Sofia fordert, dass die Nachbarn die „bulgarischen Wurzeln“ ihrer Sprache und Identität sowie die Rechte der bulgarischen Minderheit per Verfassungsänderung anerkennen: Als EU-Mitglied sitzt Bulgarien gegenüber dem EU-Anwärter Nordmazedonien am längeren Hebel.

Im Herbst 2019 hatte Frankreichs Präsident Emmanuel Macron noch selbst für den Aufschub der Beitrittsverhandlungen mit Albanien und Nordmazedonien gesorgt.
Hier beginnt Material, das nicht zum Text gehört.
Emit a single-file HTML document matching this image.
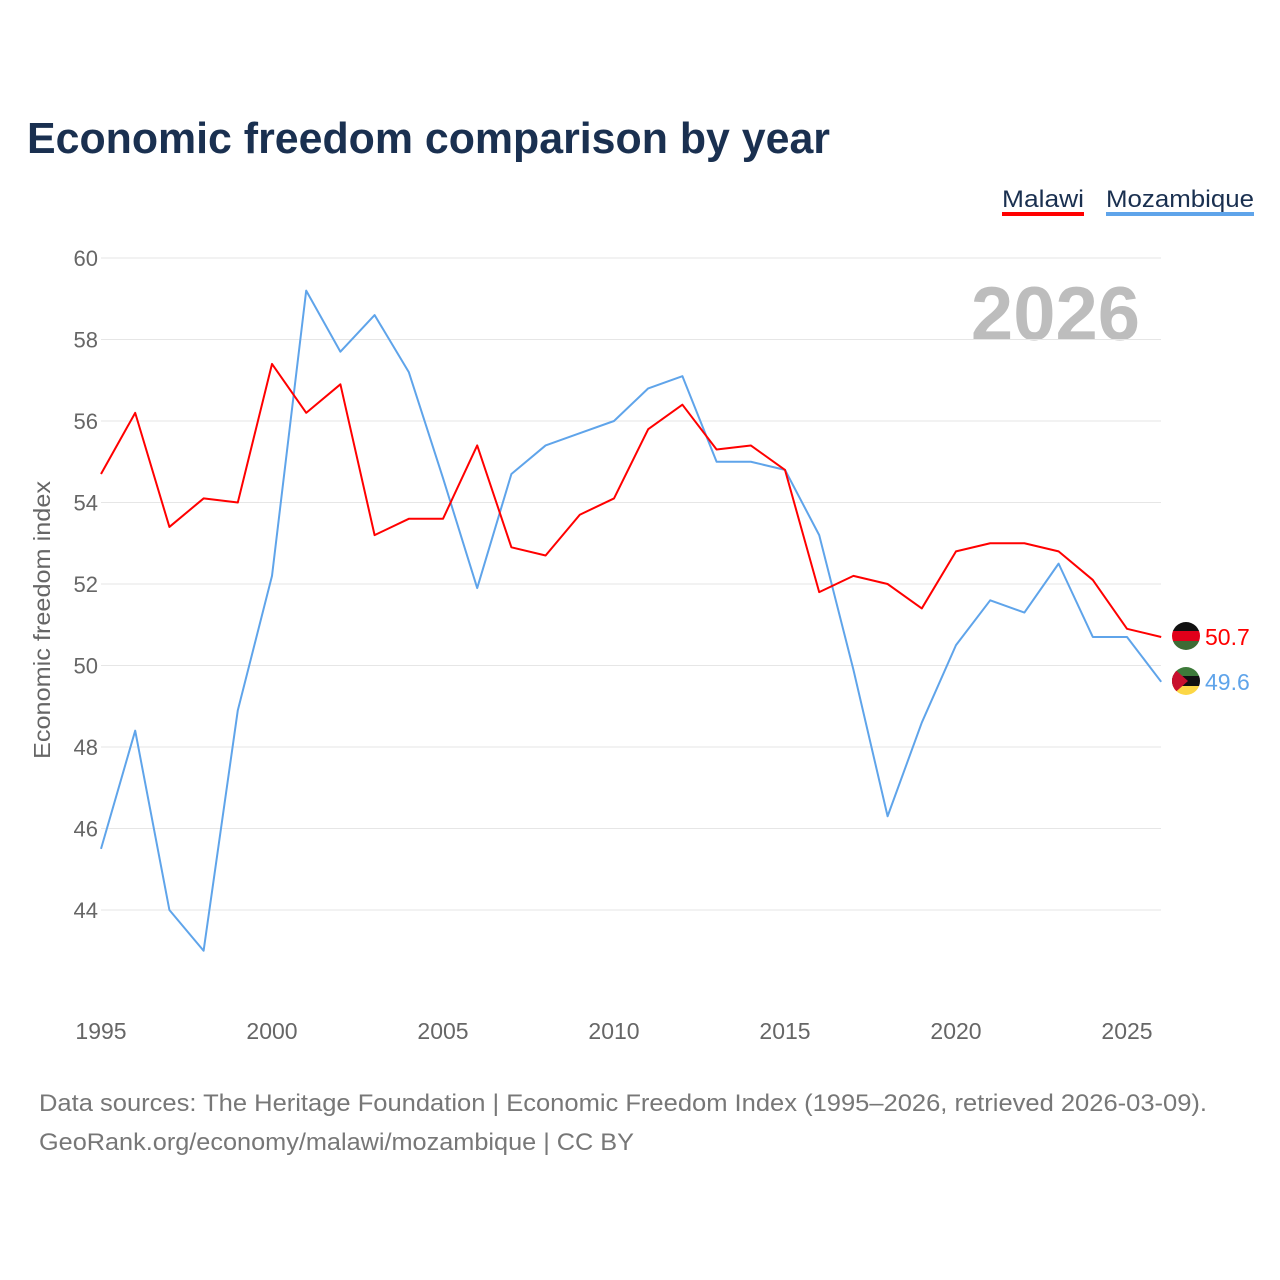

Nach seiner Wiederwahl präsentierte er Mitte Juni einen von der EU mittlerweile übernommenen und von Bulgariens Parlament abgesegneten Kompromissvorschlag, der den völlig festgefahrenen Erweiterungsprozess wieder in Gang bringen soll.

Ohne die bulgarischen Forderungen explizit zu übernehmen, spricht das Papier von der Notwendigkeit von Verfassungsänderungen zur Stärkung der Rechte der Minderheiten in Nordmazedonien – einschließlich der bulgarischen. Gleichzeitig wird die Bedeutung der Umsetzung von bilateralen Abkommen wie Skopjes Nachbarschaftsvertrag mit Bulgarien von 2017 betont, die ein „essentieller Bestandteil“ der EU-Integration von Nordmazedonien sei.
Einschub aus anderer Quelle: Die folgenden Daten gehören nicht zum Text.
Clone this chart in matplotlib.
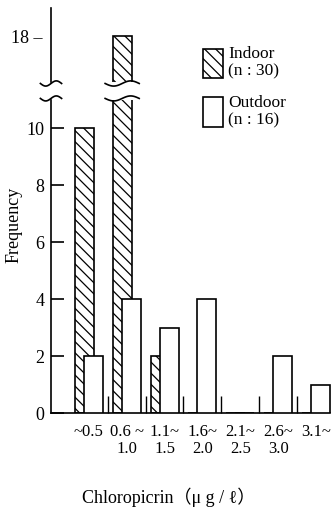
import numpy as np
import matplotlib as mpl
mpl.use('Agg')
import matplotlib.pyplot as plt
from matplotlib.patches import Patch

plt.rcParams['font.family'] = ['Liberation Serif', 'DejaVu Serif', 'Noto Sans CJK JP']
plt.rcParams['hatch.linewidth'] = 0.9

# concentration classes (ug / l)
classes = ['~0.5', '0.6 ~\n1.0', '1.1~\n1.5', '1.6~\n2.0', '2.1~\n2.5', '2.6~\n3.0', '3.1~']
indoor = [10, 18, 2, 0, 0, 0, 0]
outdoor = [2, 4, 3, 4, 0, 2, 1]
lower_ticks = [0, 2, 4, 6, 8, 10]
upper_ticks = [18]

W, H = 333, 507
fig = plt.figure(figsize=(W / 100, H / 100), dpi=100)

left, right = 51 / W, 1.0
ax = fig.add_axes([left, (H - 413) / H, right - left, 313 / H])
axu = fig.add_axes([left, (H - 82) / H, right - left, 74 / H])

x = np.arange(len(classes))
bw = 0.5
for a in (ax, axu):
    a.bar(x - 0.12, indoor, width=bw, facecolor='white', edgecolor='black',
          hatch='\\\\\\', linewidth=1.2, zorder=2)
    a.bar(x + 0.12, outdoor, width=bw, facecolor='white', edgecolor='black',
          linewidth=1.2, zorder=3)
    a.set_xlim(-1.0, 6.45)
    for s in ('top', 'right'):
        a.spines[s].set_visible(False)
    a.spines['left'].set_linewidth(1.2)

ax.set_ylim(0, 11.0)
axu.set_ylim(16.4, 19.0)
axu.spines['bottom'].set_visible(False)
axu.set_xticks([])
ax.spines['bottom'].set_linewidth(1.2)
ax.spines['bottom'].set_bounds(-1.0, 6.37)

ax.set_yticks(lower_ticks)
ax.tick_params(axis='y', direction='in', length=9, width=1.2, pad=4.5, labelsize=13)
axu.set_yticks(upper_ticks, [f'{t} \u2013' for t in upper_ticks])
axu.tick_params(axis='y', length=0, pad=6, labelsize=13)

ax.set_xticks(x, classes)
ax.set_xticks(x[:-1] + 0.5, minor=True)
ax.tick_params(axis='x', which='major', length=0, pad=8, labelsize=12)
ax.tick_params(axis='x', which='minor', direction='in', length=12, width=1.0)
for lab in ax.get_xticklabels():
    lab.set_linespacing(1.1)

ax.set_ylabel('Frequency', fontsize=13)
ax.yaxis.set_label_coords(-0.10, 0.6)
fig.text(169 / W, 1 - 497 / H, 'Chloropicrin\uff08\u03bc g / \u2113\uff09',
         ha='center', va='center', fontsize=13)


def wave(a, xc, half, yc, amp):
    t = np.linspace(-1, 1, 60)
    a.plot(xc + half * t, yc + amp * np.sin(np.pi * t), color='black', lw=1.2,
           transform=a.get_xaxis_transform(), clip_on=False, zorder=5)


# break marks on the axis and on the tall bar
wave(ax, -1.0, 0.28, 1.005, 0.008)
wave(axu, -1.0, 0.28, -0.02, 0.035)
wave(ax, 1 - 0.12, 0.45, 1.005, 0.008)
wave(axu, 1 - 0.12, 0.45, -0.02, 0.035)

handles = [Patch(facecolor='white', edgecolor='black', hatch='\\\\\\', lw=1.2),
           Patch(facecolor='white', edgecolor='black', lw=1.2)]
leg = fig.legend(handles, ['Indoor\n(n : 30)', 'Outdoor\n(n : 16)'],
                 loc='upper left', bbox_to_anchor=(203 / W, 1 - 46 / H),
                 frameon=False, borderpad=0, borderaxespad=0, fontsize=12.5,
                 handlelength=1.15, handleheight=2.2, handletextpad=0.3,
                 labelspacing=0.9)
for t in leg.get_texts():
    t.set_linespacing(1.1)

fig.savefig('out.png', dpi=100)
Zufriedenheit hat der Macron-Vorschlag eher in Sofia als in Skopje ausgelöst. Mit dessen Annahme habe Bulgarien „sein Veto nicht aufgehoben, sondern seine Macht gestärkt“, jubilierte der Regierungspolitiker Hristo Iwanow, Chef der liberalen DB. Denn hinter den bulgarischen Forderungen stehe nun „die Stärke der europäischen Familie“: „Wenn die Mazedonier nicht ihre Verfassung ändern, werden sie keine Verhandlungen erhalten.“

Tatsächlich regt sich beim leidgeprüften EU-Anwärter Nordmazedonien nicht nur in den Reihen der Opposition die begründete Furcht, dass Sofia bei Annahme des Macron-Vorschlags nach Belieben auf die Erweiterungsbremse treten – und Skopje weiter erpressen könnte. Brüssel wiederum benötigt unbedingt Erfolgsnachrichten. „Jetzt ist es an der Zeit, Ja zu sagen“, drängt der EU-Ratsvorsitzende Charles Michel, der am Dienstag erneut in Skopje weilte.

Dilemma abgewälzt, aber nicht verkleinert

Gleichzeitig macht nicht nur Brüssel zur Annahme des Kompromissvorschlags Druck, sondern auch der von Sofia bisher mit blockierte EU-Anwärter Albanien. Es wäre ein „großer Fehler“, wenn Skopje den Vorschlag ablehnen würde, warnt Premier Edi Rama: „Dies ist der letzte Vorschlag, es wird keinen anderen geben. Und Ihr wollt nicht, dass Ihr noch weitere 17 Jahre vor der Türe sitzt.“

Mit der Übernahme des Macron-Vorschlags haben die EU-Partner und Sofia die Verantwortung für das mazedonische EU-Dilemma vorläufig auf Skopje abgewälzt, aber dieses keineswegs verkleinert. Trotz der Sorge vor weiteren Schikanen Bulgariens würde zwar auch Nordmazedoniens Premier Dimitar Kovacevski die Kuh am liebsten vom Eis holen – und die von Sofia bisher blockierten Beitrittsverhandlungen zumindest in Gang bringen. Doch weniger die Parlamentsmehrheit für die Absegnung des Macron-Vorschlags als die dort festgeschriebene Verfassungsänderung ist für Skopje ein Problem: Ohne die Opposition scheint die dafür nötige Zweidrittelmehrheit kaum zu stemmen.